▶ **Exercise**: Omit all images, then return the remaining material exactly as it stands.

/---

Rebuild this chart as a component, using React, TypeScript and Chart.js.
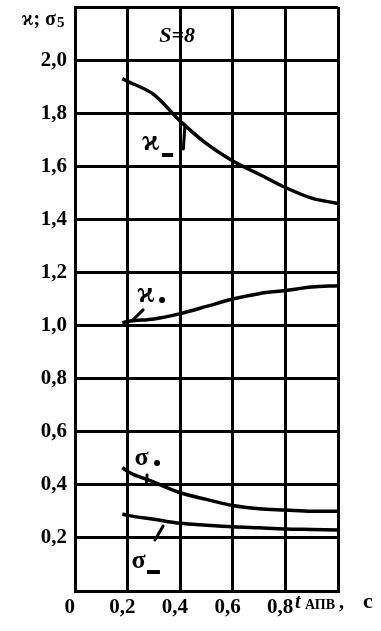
import React, { useEffect, useRef } from "react";
import { Chart, registerables } from "chart.js";

Chart.register(...registerables);

// ---- data ----
const tValues = [0.18, 0.2, 0.3, 0.4, 0.5, 0.6, 0.7, 0.8, 0.9, 1.0];
const kappaMinus = [1.93, 1.92, 1.87, 1.77, 1.685, 1.62, 1.57, 1.52, 1.48, 1.46];
const kappaPlus = [1.01, 1.015, 1.025, 1.045, 1.072, 1.1, 1.12, 1.132, 1.145, 1.15];
const sigmaPlus = [0.465, 0.45, 0.41, 0.37, 0.345, 0.322, 0.31, 0.305, 0.3, 0.3];
const sigmaMinus = [0.29, 0.285, 0.27, 0.255, 0.248, 0.242, 0.238, 0.234, 0.232, 0.23];

const xTickLabels: Record<string, string> = {
  "0": "0  ",
  "0.2": "0,2  ",
  "0.4": "0,4  ",
  "0.6": "0,6  ",
  "0.8": "0,8  ",
  "1": "",
};
const yTickLabels: Record<string, string> = {
  "0.2": "0,2",
  "0.4": "0,4",
  "0.6": "0,6",
  "0.8": "0,8",
  "1": "1,0",
  "1.2": "1,2",
  "1.4": "1,4",
  "1.6": "1,6",
  "1.8": "1,8",
  "2": "2,0",
};

const FONT = "'Liberation Serif', 'DejaVu Serif', serif";

function toPts(ys: number[]) {
  return tValues.map((x, i) => ({ x, y: ys[i] }));
}

const annotPlugin = {
  id: "annot",
  afterDraw(chart: any) {
    const ctx = chart.ctx as CanvasRenderingContext2D;
    const xs = chart.scales.x;
    const ys = chart.scales.y;
    const px = (v: number) => xs.getPixelForValue(v);
    const py = (v: number) => ys.getPixelForValue(v);
    ctx.save();
    ctx.fillStyle = "#000";
    ctx.strokeStyle = "#000";
    ctx.textBaseline = "alphabetic";

    // y axis title
    ctx.font = `bold 20px ${FONT}`;
    ctx.textAlign = "right";
    ctx.fillText("ϰ; σ", 56, 25);
    ctx.font = `bold 15px ${FONT}`;
    ctx.textAlign = "left";
    ctx.fillText("5", 57, 27);

    // x axis title
    const by = 608;
    ctx.textAlign = "left";
    ctx.font = `italic bold 20px ${FONT}`;
    ctx.fillText("t", 295, by);
    ctx.font = `bold 14px ${FONT}`;
    ctx.fillText("АПВ", 305, by + 1);
    ctx.font = `bold 20px ${FONT}`;
    ctx.fillText(",", 339, by);
    ctx.font = `bold 22px ${FONT}`;
    ctx.fillText("с", 363, by);

    // S=8
    ctx.textAlign = "center";
    ctx.font = `italic bold 22px ${FONT}`;
    ctx.fillText("S=8", px(0.388), py(2.07));

    // curve labels
    ctx.textAlign = "left";
    ctx.font = `bold 30px ${FONT}`;
    ctx.fillText("ϰ", px(0.255), py(1.661));
    ctx.fillText("ϰ", px(0.237), py(1.089));
    ctx.font = `bold 26px ${FONT}`;
    ctx.fillText("σ", px(0.226), py(0.475));
    ctx.fillText("σ", px(0.215), py(0.087));
    const rect = (x1: number, y1: number, x2: number, y2: number) => {
      ctx.fillRect(px(x1), py(y1), px(x2) - px(x1), py(y2) - py(y1));
    };
    rect(0.331, 1.65, 0.373, 1.635);
    rect(0.274, 0.079, 0.323, 0.064);
    ctx.beginPath();
    ctx.arc(px(0.331), py(1.096), 3, 0, Math.PI * 2);
    ctx.fill();
    ctx.beginPath();
    ctx.arc(px(0.312), py(0.482), 3, 0, Math.PI * 2);
    ctx.fill();

    // pointers
    ctx.lineWidth = 3;
    ctx.lineCap = "round";
    const seg = (x1: number, y1: number, x2: number, y2: number) => {
      ctx.beginPath();
      ctx.moveTo(px(x1), py(y1));
      ctx.lineTo(px(x2), py(y2));
      ctx.stroke();
    };
    seg(0.418, 1.755, 0.412, 1.665);
    seg(0.259, 1.059, 0.22, 1.021);
    seg(0.335, 0.245, 0.304, 0.192);
    seg(0.274, 0.437, 0.272, 0.41);
    ctx.restore();
  },
};

export default function App() {
  const canvasRef = useRef<HTMLCanvasElement | null>(null);

  useEffect(() => {
    if (!canvasRef.current) return;
    const lineDs = (label: string, ys: number[]) => ({
      label,
      data: toPts(ys),
      borderColor: "#000",
      borderWidth: 3.5,
      pointRadius: 0,
      fill: false,
      cubicInterpolationMode: "monotone" as const,
    });
    const chart = new Chart(canvasRef.current, {
      type: "line",
      data: {
        datasets: [
          lineDs("ϰ₋", kappaMinus),
          lineDs("ϰ₊", kappaPlus),
          lineDs("σ₊", sigmaPlus),
          lineDs("σ₋", sigmaMinus),
        ],
      },
      options: {
        responsive: false,
        animation: false,
        layout: { padding: { left: 0, right: 43, top: 7, bottom: 0 } },
        plugins: {
          legend: { display: false },
          tooltip: { enabled: false },
        },
        scales: {
          x: {
            type: "linear",
            min: 0,
            max: 1.0,
            border: { display: true, color: "#000", width: 3 },
            grid: { color: "#000", lineWidth: 3, drawTicks: false },
            ticks: {
              stepSize: 0.2,
              color: "#000",
              padding: 4,
              maxRotation: 0,
              font: { family: FONT, size: 21, weight: "bold" },
              callback: (v: any) => xTickLabels[String(Math.round(Number(v) * 10) / 10)] ?? "",
            },
            afterFit: (s: any) => {
              s.height = 40;
              s.paddingLeft = 0;
              s.paddingRight = 0;
            },
          },
          y: {
            type: "linear",
            min: 0,
            max: 2.2,
            border: { display: true, color: "#000", width: 3 },
            grid: { color: "#000", lineWidth: 3, drawTicks: false },
            ticks: {
              stepSize: 0.2,
              color: "#000",
              padding: 8,
              font: { family: FONT, size: 21, weight: "bold" },
              callback: (v: any) => yTickLabels[String(Math.round(Number(v) * 10) / 10)] ?? "",
            },
            afterFit: (s: any) => {
              s.width = 75;
              s.paddingTop = 0;
              s.paddingBottom = 0;
            },
          },
        },
      },
      plugins: [annotPlugin],
    });
    return () => chart.destroy();
  }, []);

  return (
    <div style={{ position: "fixed", left: 0, top: 0, width: 381, height: 631, background: "#fff" }}>
      <canvas ref={canvasRef} width={381} height={631} style={{ display: "block" }} />
    </div>
  );
}
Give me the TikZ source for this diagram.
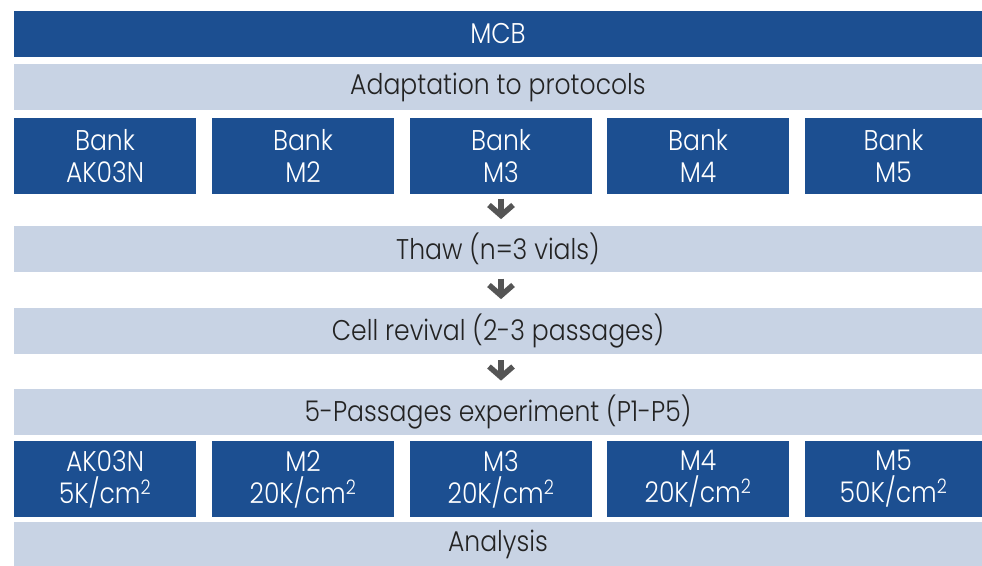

\---

▶ **Problem solution**:
Rebuild this chart as a component, using React, TypeScript and Chart.js.
import React, { useEffect, useRef } from "react";
import { Chart, registerables } from "chart.js";

Chart.register(...registerables);

// ---- data ----
const tValues = [0.18, 0.2, 0.3, 0.4, 0.5, 0.6, 0.7, 0.8, 0.9, 1.0];
const kappaMinus = [1.93, 1.92, 1.87, 1.77, 1.685, 1.62, 1.57, 1.52, 1.48, 1.46];
const kappaPlus = [1.01, 1.015, 1.025, 1.045, 1.072, 1.1, 1.12, 1.132, 1.145, 1.15];
const sigmaPlus = [0.465, 0.45, 0.41, 0.37, 0.345, 0.322, 0.31, 0.305, 0.3, 0.3];
const sigmaMinus = [0.29, 0.285, 0.27, 0.255, 0.248, 0.242, 0.238, 0.234, 0.232, 0.23];

const xTickLabels: Record<string, string> = {
  "0": "0  ",
  "0.2": "0,2  ",
  "0.4": "0,4  ",
  "0.6": "0,6  ",
  "0.8": "0,8  ",
  "1": "",
};
const yTickLabels: Record<string, string> = {
  "0.2": "0,2",
  "0.4": "0,4",
  "0.6": "0,6",
  "0.8": "0,8",
  "1": "1,0",
  "1.2": "1,2",
  "1.4": "1,4",
  "1.6": "1,6",
  "1.8": "1,8",
  "2": "2,0",
};

const FONT = "'Liberation Serif', 'DejaVu Serif', serif";

function toPts(ys: number[]) {
  return tValues.map((x, i) => ({ x, y: ys[i] }));
}

const annotPlugin = {
  id: "annot",
  afterDraw(chart: any) {
    const ctx = chart.ctx as CanvasRenderingContext2D;
    const xs = chart.scales.x;
    const ys = chart.scales.y;
    const px = (v: number) => xs.getPixelForValue(v);
    const py = (v: number) => ys.getPixelForValue(v);
    ctx.save();
    ctx.fillStyle = "#000";
    ctx.strokeStyle = "#000";
    ctx.textBaseline = "alphabetic";

    // y axis title
    ctx.font = `bold 20px ${FONT}`;
    ctx.textAlign = "right";
    ctx.fillText("ϰ; σ", 56, 25);
    ctx.font = `bold 15px ${FONT}`;
    ctx.textAlign = "left";
    ctx.fillText("5", 57, 27);

    // x axis title
    const by = 608;
    ctx.textAlign = "left";
    ctx.font = `italic bold 20px ${FONT}`;
    ctx.fillText("t", 295, by);
    ctx.font = `bold 14px ${FONT}`;
    ctx.fillText("АПВ", 305, by + 1);
    ctx.font = `bold 20px ${FONT}`;
    ctx.fillText(",", 339, by);
    ctx.font = `bold 22px ${FONT}`;
    ctx.fillText("с", 363, by);

    // S=8
    ctx.textAlign = "center";
    ctx.font = `italic bold 22px ${FONT}`;
    ctx.fillText("S=8", px(0.388), py(2.07));

    // curve labels
    ctx.textAlign = "left";
    ctx.font = `bold 30px ${FONT}`;
    ctx.fillText("ϰ", px(0.255), py(1.661));
    ctx.fillText("ϰ", px(0.237), py(1.089));
    ctx.font = `bold 26px ${FONT}`;
    ctx.fillText("σ", px(0.226), py(0.475));
    ctx.fillText("σ", px(0.215), py(0.087));
    const rect = (x1: number, y1: number, x2: number, y2: number) => {
      ctx.fillRect(px(x1), py(y1), px(x2) - px(x1), py(y2) - py(y1));
    };
    rect(0.331, 1.65, 0.373, 1.635);
    rect(0.274, 0.079, 0.323, 0.064);
    ctx.beginPath();
    ctx.arc(px(0.331), py(1.096), 3, 0, Math.PI * 2);
    ctx.fill();
    ctx.beginPath();
    ctx.arc(px(0.312), py(0.482), 3, 0, Math.PI * 2);
    ctx.fill();

    // pointers
    ctx.lineWidth = 3;
    ctx.lineCap = "round";
    const seg = (x1: number, y1: number, x2: number, y2: number) => {
      ctx.beginPath();
      ctx.moveTo(px(x1), py(y1));
      ctx.lineTo(px(x2), py(y2));
      ctx.stroke();
    };
    seg(0.418, 1.755, 0.412, 1.665);
    seg(0.259, 1.059, 0.22, 1.021);
    seg(0.335, 0.245, 0.304, 0.192);
    seg(0.274, 0.437, 0.272, 0.41);
    ctx.restore();
  },
};

export default function App() {
  const canvasRef = useRef<HTMLCanvasElement | null>(null);

  useEffect(() => {
    if (!canvasRef.current) return;
    const lineDs = (label: string, ys: number[]) => ({
      label,
      data: toPts(ys),
      borderColor: "#000",
      borderWidth: 3.5,
      pointRadius: 0,
      fill: false,
      cubicInterpolationMode: "monotone" as const,
    });
    const chart = new Chart(canvasRef.current, {
      type: "line",
      data: {
        datasets: [
          lineDs("ϰ₋", kappaMinus),
          lineDs("ϰ₊", kappaPlus),
          lineDs("σ₊", sigmaPlus),
          lineDs("σ₋", sigmaMinus),
        ],
      },
      options: {
        responsive: false,
        animation: false,
        layout: { padding: { left: 0, right: 43, top: 7, bottom: 0 } },
        plugins: {
          legend: { display: false },
          tooltip: { enabled: false },
        },
        scales: {
          x: {
            type: "linear",
            min: 0,
            max: 1.0,
            border: { display: true, color: "#000", width: 3 },
            grid: { color: "#000", lineWidth: 3, drawTicks: false },
            ticks: {
              stepSize: 0.2,
              color: "#000",
              padding: 4,
              maxRotation: 0,
              font: { family: FONT, size: 21, weight: "bold" },
              callback: (v: any) => xTickLabels[String(Math.round(Number(v) * 10) / 10)] ?? "",
            },
            afterFit: (s: any) => {
              s.height = 40;
              s.paddingLeft = 0;
              s.paddingRight = 0;
            },
          },
          y: {
            type: "linear",
            min: 0,
            max: 2.2,
            border: { display: true, color: "#000", width: 3 },
            grid: { color: "#000", lineWidth: 3, drawTicks: false },
            ticks: {
              stepSize: 0.2,
              color: "#000",
              padding: 8,
              font: { family: FONT, size: 21, weight: "bold" },
              callback: (v: any) => yTickLabels[String(Math.round(Number(v) * 10) / 10)] ?? "",
            },
            afterFit: (s: any) => {
              s.width = 75;
              s.paddingTop = 0;
              s.paddingBottom = 0;
            },
          },
        },
      },
      plugins: [annotPlugin],
    });
    return () => chart.destroy();
  }, []);

  return (
    <div style={{ position: "fixed", left: 0, top: 0, width: 381, height: 631, background: "#fff" }}>
      <canvas ref={canvasRef} width={381} height={631} style={{ display: "block" }} />
    </div>
  );
}
Give me the TikZ source for this diagram.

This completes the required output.